Egypt and Qatar, both negotiating for hostage releases, are pushing for a continuance of a cease fire. It can be assumed that the Biden administration will support this goal, predicts Daniel Henninger in the WSJ.
In short, Hamas’s planners and fighters look likely to survive without personal accountability for the 1,200 killed on Oct. 7. Instead, the burden will fall on Israel to assent to talks with Hamas, whose goal remains removing the rest of Israel’s more than nine million people.
Mr. Henninger gives due credit to Hamas, along with its partner Palestinian Islamic Jihad, “for figuring out the utility of modern sensibilities, especially in the U.S.”
Initially the world was shocked that Hamas kidnapped young children and pregnant or elderly women.
Hamas understood that the unprecedented horror of its Oct. 7 attack would melt away amid daily media attention to the unbearable horror of these vulnerable hostages and the realities of war inside Gaza.
Responding to the second horror has forced Israel’s army to stand down, possibly putting other Israelis at mortal peril from attacks by Hamas and Hezbollah.
Israel’s goal is to dismantle Hamas. But how when the current standoff gives Hamas the incentive to hold remaining hostages indefinitely?
Complicating the situation are anti-Israel, pro-Palestinian demonstrations like those in New York City the past week.
Protesters glued themselves to Sixth Avenue, blocking the Macy’s Thanksgiving Day Parade. Hours later, they vandalized the facade of the New York Public Library’s main building, doing an estimated $75,000 of damage. Their next move was demanding access to the Museum of Natural History and burning an Israeli flag while shouting that the police officers protecting the museum were equal to the “KKK.” Disrupting the Wednesday evening lighting of the Rockefeller Center Christmas tree was next in line. A social media posts said, “Bring your flags, signs & keffiyehs, mobilization, not celebration!”
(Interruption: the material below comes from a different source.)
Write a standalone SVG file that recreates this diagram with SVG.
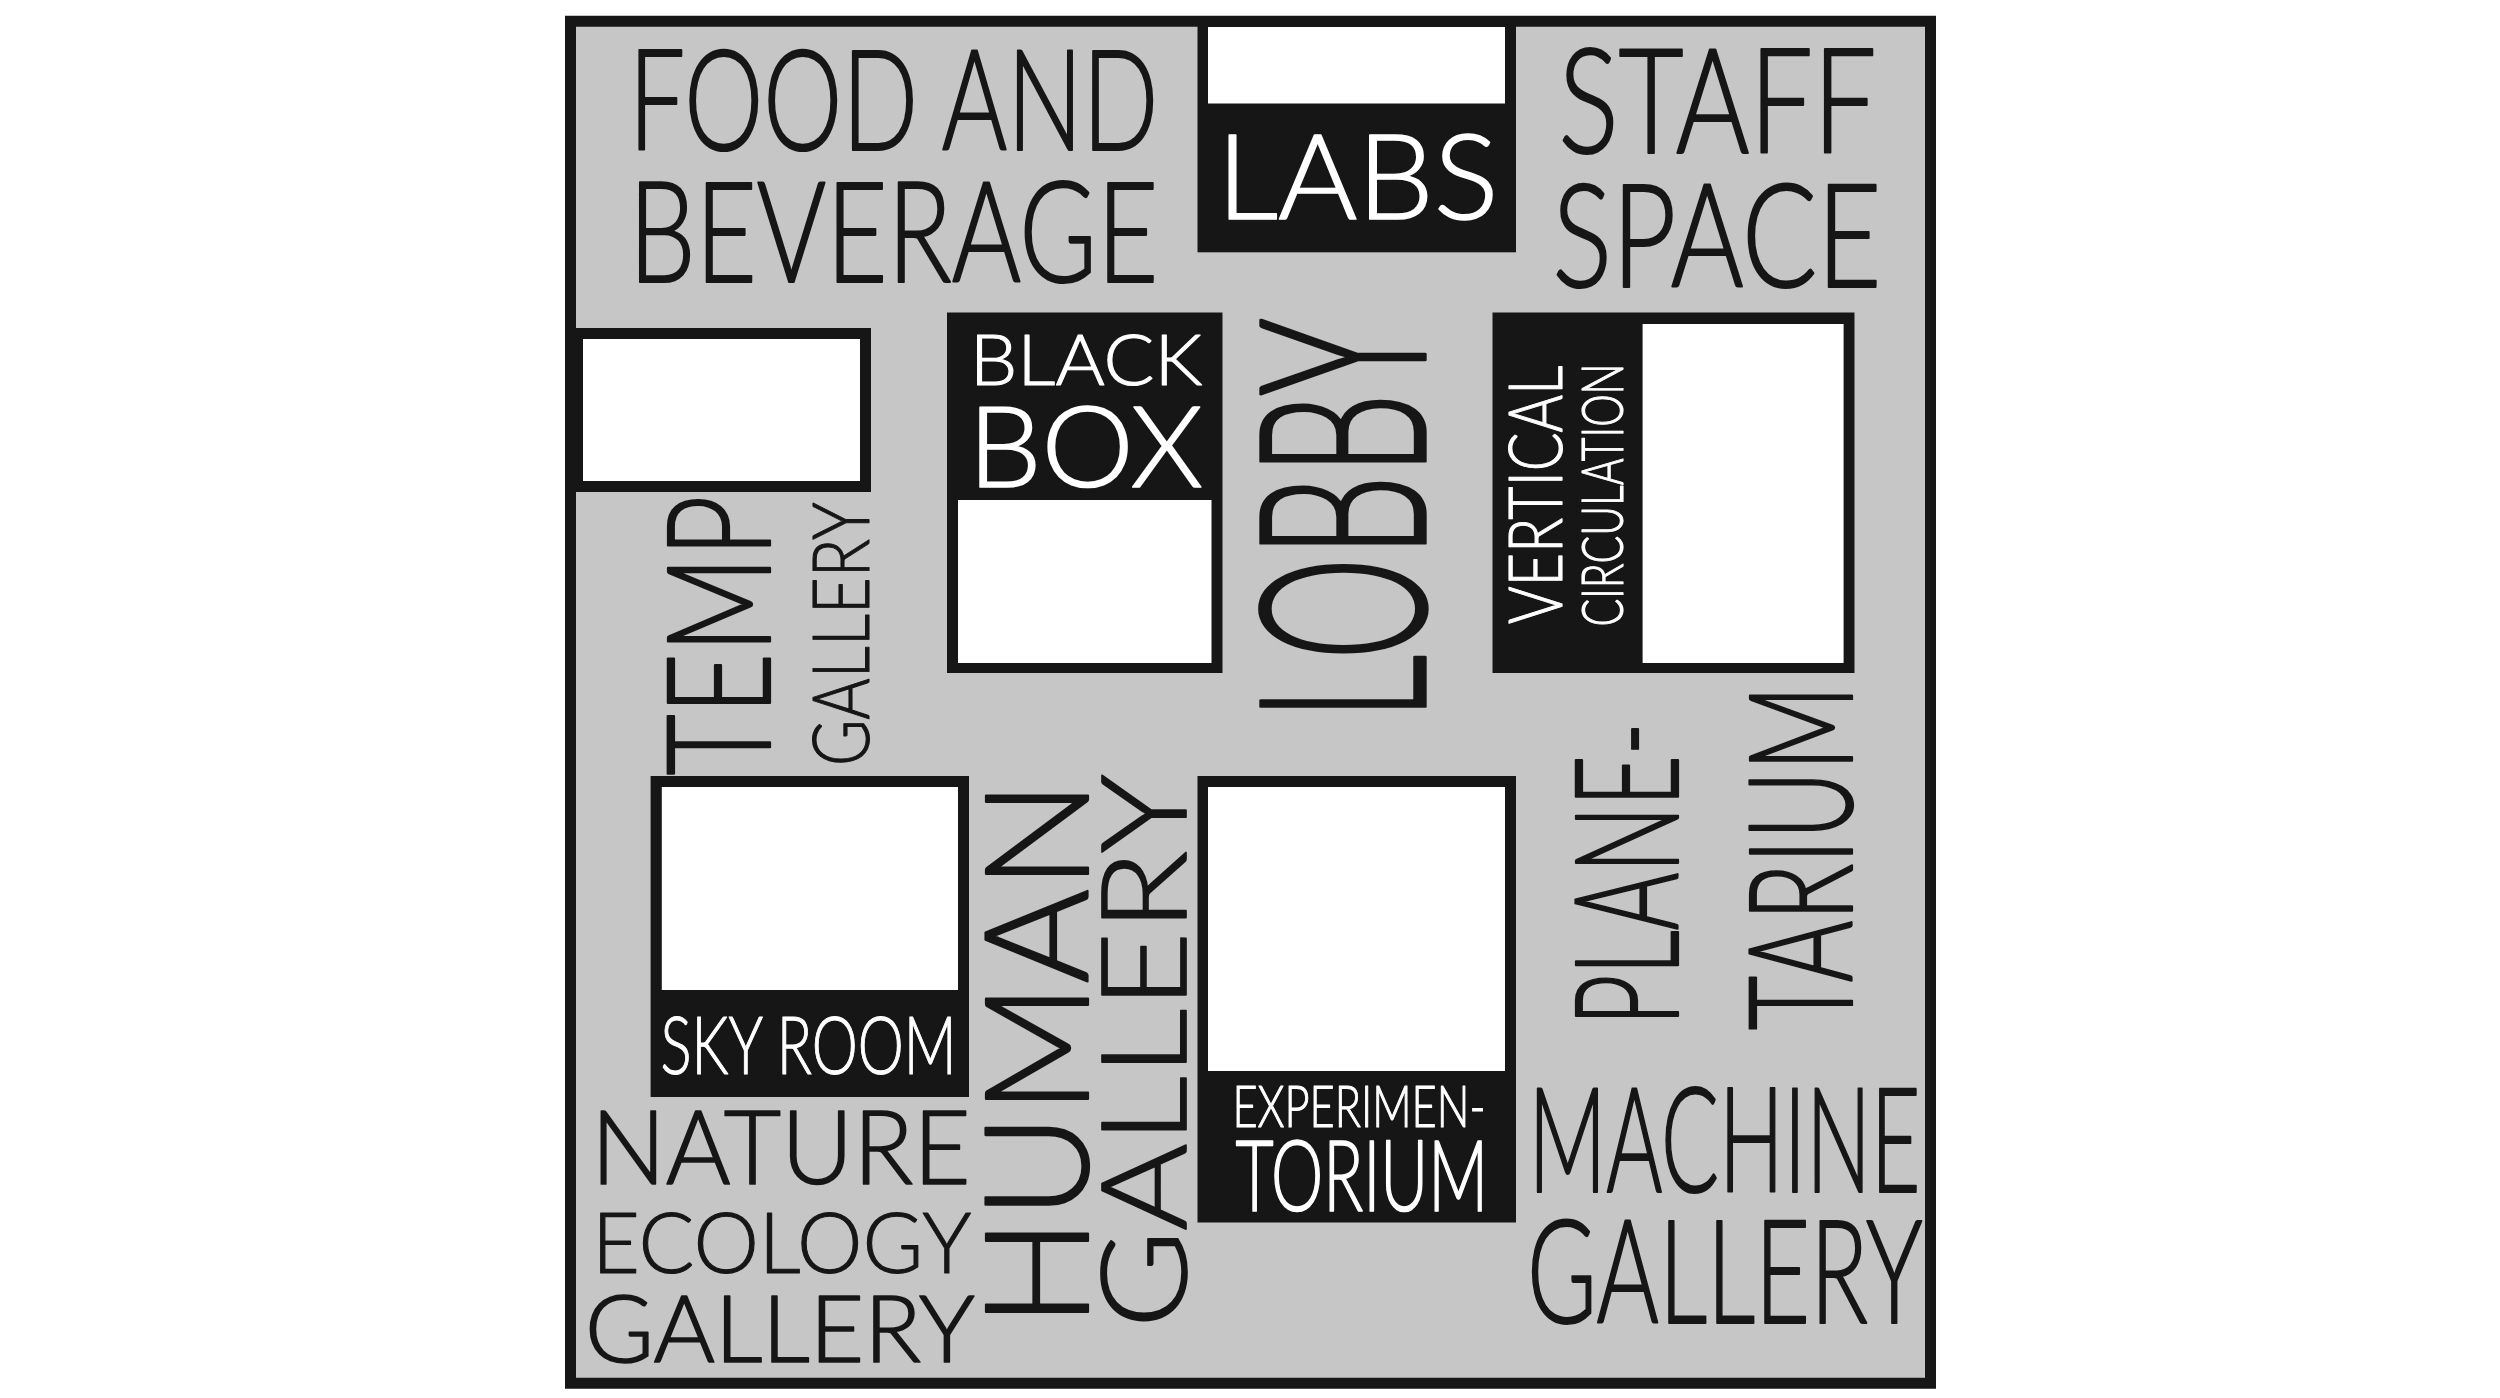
<svg xmlns="http://www.w3.org/2000/svg" width="2500" height="1398" viewBox="0 0 2500 1398">
<style>
.t{font-family:Lato,"Open Sans","Liberation Sans",sans-serif;font-weight:300;fill:#161616;stroke:#161616;stroke-width:2.2;stroke-linejoin:round}
.w{fill:#ffffff;stroke:#ffffff}
.m{stroke-width:1.7}
.s{stroke-width:1.1}
.xl{stroke-width:3.4}
.blk{fill:#161616}
.wht{fill:#ffffff}
</style>
<rect width="2500" height="1398" fill="#ffffff"/>
<g id="frame">
<rect x="570.5" y="21.25" width="1360" height="1362" fill="#c6c6c6" stroke="#161616" stroke-width="11"/>
</g>
<g id="connectors"/>
<g id="food-and-beverage">
<text class="t" x="628.7" y="149.6" font-size="141" textLength="529.7" lengthAdjust="spacingAndGlyphs">FOOD AND</text>
<text class="t" x="628.7" y="282" font-size="141" textLength="529.7" lengthAdjust="spacingAndGlyphs">BEVERAGE</text>
</g>
<g id="labs">
<rect class="blk" x="1197.5" y="16" width="318.5" height="236.3"/>
<rect class="wht" x="1208" y="27" width="297" height="76.5"/>
<text class="t w m" x="1216.7" y="218.75" font-size="118.6" textLength="281.7" lengthAdjust="spacingAndGlyphs">LABS</text>
</g>
<g id="staff-space">
<text class="t" x="1558.4" y="153.3" font-size="146.5" textLength="318.2" lengthAdjust="spacingAndGlyphs">STAFF</text>
<text class="t" x="1552.5" y="287.3" font-size="145" textLength="329" lengthAdjust="spacingAndGlyphs">SPACE</text>
</g>
<g id="temp-gallery">
<rect class="blk" x="565" y="328" width="306" height="164"/>
<rect class="wht" x="583" y="339" width="277" height="142"/>
<text class="t" transform="translate(770,769) rotate(-90)" x="-6.5" y="0" font-size="143.8" textLength="279.9" lengthAdjust="spacingAndGlyphs">TEMP</text>
<text class="t s" transform="translate(869,762.5) rotate(-90)" x="-3.6" y="0" font-size="79.6" textLength="263.7" lengthAdjust="spacingAndGlyphs">GALLERY</text>
</g>
<g id="black-box">
<rect class="blk" x="947" y="312.5" width="275.5" height="360.5"/>
<rect class="wht" x="958" y="500" width="253.5" height="163"/>
<text class="t w s" x="969.8" y="385" font-size="71" textLength="232.4" lengthAdjust="spacingAndGlyphs">BLACK</text>
<text class="t w m" x="967.9" y="486.6" font-size="113" textLength="235.2" lengthAdjust="spacingAndGlyphs">BOX</text>
</g>
<g id="lobby">
<text class="t xl" transform="translate(1425,710) rotate(-90)" x="-10.4" y="0" font-size="232" textLength="401.9" lengthAdjust="spacingAndGlyphs">LOBBY</text>
</g>
<g id="vertical-circulation">
<rect class="blk" x="1492.5" y="312.5" width="362" height="360.5"/>
<rect class="wht" x="1642.6" y="324" width="201" height="339"/>
<text class="t w s" transform="translate(1562,620.5) rotate(-90)" x="-3.4" y="0" font-size="74.8" textLength="258.2" lengthAdjust="spacingAndGlyphs">VERTICAL</text>
<text class="t w s" transform="translate(1623.4,624) rotate(-90)" x="-2.6" y="0" font-size="56.7" textLength="263.1" lengthAdjust="spacingAndGlyphs">CIRCULATION</text>
</g>
<g id="sky-room">
<rect class="blk" x="650.6" y="776" width="318.4" height="321"/>
<rect class="wht" x="661.8" y="787" width="296.2" height="203"/>
<text class="t w s" x="660.4" y="1073.7" font-size="81" textLength="296.3" lengthAdjust="spacingAndGlyphs">SKY ROOM</text>
</g>
<g id="human-gallery">
<text class="t" transform="translate(1087.7,1320.5) rotate(-90)" x="-6.5" y="0" font-size="144.6" textLength="546.5" lengthAdjust="spacingAndGlyphs">HUMAN</text>
<text class="t m" transform="translate(1186,1323) rotate(-90)" x="-5.3" y="0" font-size="118.6" textLength="554.2" lengthAdjust="spacingAndGlyphs">GALLERY</text>
</g>
<g id="nature-ecology-gallery">
<text class="t m" x="591.1" y="1184.4" font-size="102.9" textLength="379.6" lengthAdjust="spacingAndGlyphs">NATURE</text>
<text class="t s" x="591.9" y="1272.8" font-size="84" textLength="379.5" lengthAdjust="spacingAndGlyphs">ECOLOGY</text>
<text class="t m" x="584.9" y="1361.6" font-size="92" textLength="390" lengthAdjust="spacingAndGlyphs">GALLERY</text>
</g>
<g id="experimentorium">
<rect class="blk" x="1197.5" y="776" width="318.5" height="446.5"/>
<rect class="wht" x="1208" y="787" width="297" height="284"/>
<text class="t w s" x="1232.4" y="1127.4" font-size="57" textLength="253.1" lengthAdjust="spacingAndGlyphs">EXPERIMEN-</text>
<text class="t w m" x="1235.6" y="1210.7" font-size="97.7" textLength="252.5" lengthAdjust="spacingAndGlyphs">TORIUM</text>
</g>
<g id="planetarium">
<text class="t" transform="translate(1677.5,1019) rotate(-90)" x="-6.5" y="0" font-size="143.8" textLength="302.9" lengthAdjust="spacingAndGlyphs">PLANE-</text>
<text class="t" transform="translate(1851.7,1023.7) rotate(-90)" x="-6.5" y="0" font-size="145" textLength="344.7" lengthAdjust="spacingAndGlyphs">TARIUM</text>
</g>
<g id="machine-gallery">
<text class="t" x="1528.4" y="1192" font-size="146.5" textLength="392.2" lengthAdjust="spacingAndGlyphs">MACHINE</text>
<text class="t" x="1527" y="1323" font-size="144" textLength="395.5" lengthAdjust="spacingAndGlyphs">GALLERY</text>
</g>
</svg>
Maintaining Order, Dormant
The U.S. has arrived at familiar crossroads, warns Mr. Henninger, using New York as an illustration.
Amid a growing atmosphere of civil disorder, much of it organized, we can either stand back and live with it or push back, deciding that the potential price to our own security eventually could be too high.
The police detained some of the rampaging pro-Palestine protesters, but there’s little prospect of Manhattan’s progressive District Attorney Alvin Bragg prosecuting them. After the city’s George Floyd protests (including store lootings), which ran almost daily for weeks, state Attorney General Letitia James filed a lawsuit—against the New York City Police Department for mishandling activists.
Right now, cops and demonstrators, not to mention store-smashing thieves, know the previous structure for maintaining order is dormant.
Relearning Deterrence
“Deterrence,” notes Henninger, is a bow to the dangers of accommodating disorder.
• The Netanyahu government’s accommodation of Hamas in Gaza was a deterrence failure.
• Communist China’s military expansiveness is a deterrence failure, as are the attacks by Iran’s proxies on U.S. forces and Russia’s invasion of Ukraine.
• Virulent antisemitism on U.S. campuses is a deterrence failure.
• The border is a deterrence failure. So is urban crime. It adds up.
As an entry point for discussion on how to avoid calamity, a simple proposal: Start doing the opposite. Relearn deterrence.